### [YOUR INSTRUCTIONS]
Retype the lines beneath this one, from the first through the line containing "markeredgecolor=col, linewidth=1.2)". Pictures are left out.

— start SOURCE MATERIAL —

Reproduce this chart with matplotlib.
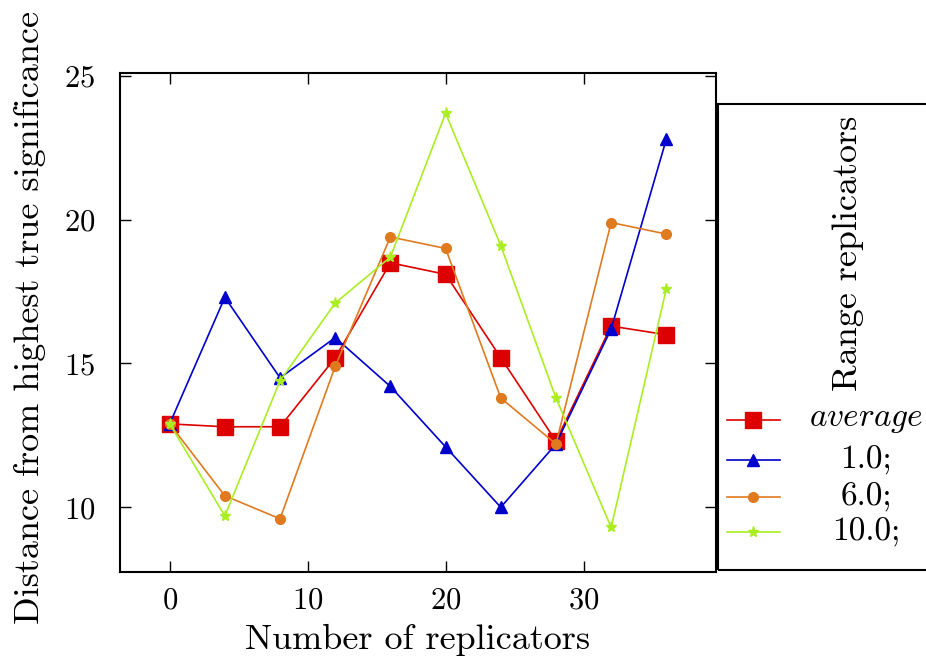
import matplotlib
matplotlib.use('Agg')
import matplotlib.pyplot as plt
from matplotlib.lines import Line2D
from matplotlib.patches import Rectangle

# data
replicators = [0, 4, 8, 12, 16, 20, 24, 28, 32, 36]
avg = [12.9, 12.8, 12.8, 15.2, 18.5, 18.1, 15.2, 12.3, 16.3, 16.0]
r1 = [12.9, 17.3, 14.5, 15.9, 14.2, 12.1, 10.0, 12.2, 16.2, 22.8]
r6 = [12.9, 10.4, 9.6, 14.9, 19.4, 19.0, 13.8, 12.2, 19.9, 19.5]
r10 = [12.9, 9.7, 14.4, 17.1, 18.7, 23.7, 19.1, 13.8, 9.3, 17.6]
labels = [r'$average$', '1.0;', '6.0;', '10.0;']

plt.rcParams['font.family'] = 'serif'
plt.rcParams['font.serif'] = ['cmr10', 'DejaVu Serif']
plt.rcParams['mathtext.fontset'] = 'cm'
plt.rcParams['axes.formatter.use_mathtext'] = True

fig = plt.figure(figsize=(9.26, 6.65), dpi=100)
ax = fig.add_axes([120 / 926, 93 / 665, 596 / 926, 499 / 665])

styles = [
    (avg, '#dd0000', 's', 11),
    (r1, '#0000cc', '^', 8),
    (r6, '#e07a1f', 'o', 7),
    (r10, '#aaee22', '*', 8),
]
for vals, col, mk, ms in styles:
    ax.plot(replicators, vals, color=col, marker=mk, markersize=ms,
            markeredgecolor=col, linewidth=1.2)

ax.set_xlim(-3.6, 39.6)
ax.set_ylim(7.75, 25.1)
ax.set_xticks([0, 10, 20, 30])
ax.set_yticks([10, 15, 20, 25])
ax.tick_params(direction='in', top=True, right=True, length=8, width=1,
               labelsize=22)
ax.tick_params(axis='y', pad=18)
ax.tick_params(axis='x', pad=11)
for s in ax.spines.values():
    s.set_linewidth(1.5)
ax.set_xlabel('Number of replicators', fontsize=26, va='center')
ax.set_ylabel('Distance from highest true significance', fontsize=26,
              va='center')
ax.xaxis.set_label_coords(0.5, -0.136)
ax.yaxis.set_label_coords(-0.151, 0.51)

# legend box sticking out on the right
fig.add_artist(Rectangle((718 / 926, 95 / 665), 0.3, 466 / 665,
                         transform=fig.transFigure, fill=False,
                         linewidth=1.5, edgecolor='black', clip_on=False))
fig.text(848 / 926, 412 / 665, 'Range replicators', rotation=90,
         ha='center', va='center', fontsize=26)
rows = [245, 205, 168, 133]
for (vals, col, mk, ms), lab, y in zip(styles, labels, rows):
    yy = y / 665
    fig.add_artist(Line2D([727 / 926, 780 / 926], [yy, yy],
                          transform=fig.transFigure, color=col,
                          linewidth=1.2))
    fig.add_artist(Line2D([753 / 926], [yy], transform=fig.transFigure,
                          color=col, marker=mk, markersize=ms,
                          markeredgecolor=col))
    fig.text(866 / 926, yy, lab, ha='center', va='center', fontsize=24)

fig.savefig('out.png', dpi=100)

— end SOURCE MATERIAL —

### [REPLY TO THE EXERCISE]
Reproduce this chart with matplotlib.
import matplotlib
matplotlib.use('Agg')
import matplotlib.pyplot as plt
from matplotlib.lines import Line2D
from matplotlib.patches import Rectangle

# data
replicators = [0, 4, 8, 12, 16, 20, 24, 28, 32, 36]
avg = [12.9, 12.8, 12.8, 15.2, 18.5, 18.1, 15.2, 12.3, 16.3, 16.0]
r1 = [12.9, 17.3, 14.5, 15.9, 14.2, 12.1, 10.0, 12.2, 16.2, 22.8]
r6 = [12.9, 10.4, 9.6, 14.9, 19.4, 19.0, 13.8, 12.2, 19.9, 19.5]
r10 = [12.9, 9.7, 14.4, 17.1, 18.7, 23.7, 19.1, 13.8, 9.3, 17.6]
labels = [r'$average$', '1.0;', '6.0;', '10.0;']

plt.rcParams['font.family'] = 'serif'
plt.rcParams['font.serif'] = ['cmr10', 'DejaVu Serif']
plt.rcParams['mathtext.fontset'] = 'cm'
plt.rcParams['axes.formatter.use_mathtext'] = True

fig = plt.figure(figsize=(9.26, 6.65), dpi=100)
ax = fig.add_axes([120 / 926, 93 / 665, 596 / 926, 499 / 665])

styles = [
    (avg, '#dd0000', 's', 11),
    (r1, '#0000cc', '^', 8),
    (r6, '#e07a1f', 'o', 7),
    (r10, '#aaee22', '*', 8),
]
for vals, col, mk, ms in styles:
    ax.plot(replicators, vals, color=col, marker=mk, markersize=ms,
            markeredgecolor=col, linewidth=1.2)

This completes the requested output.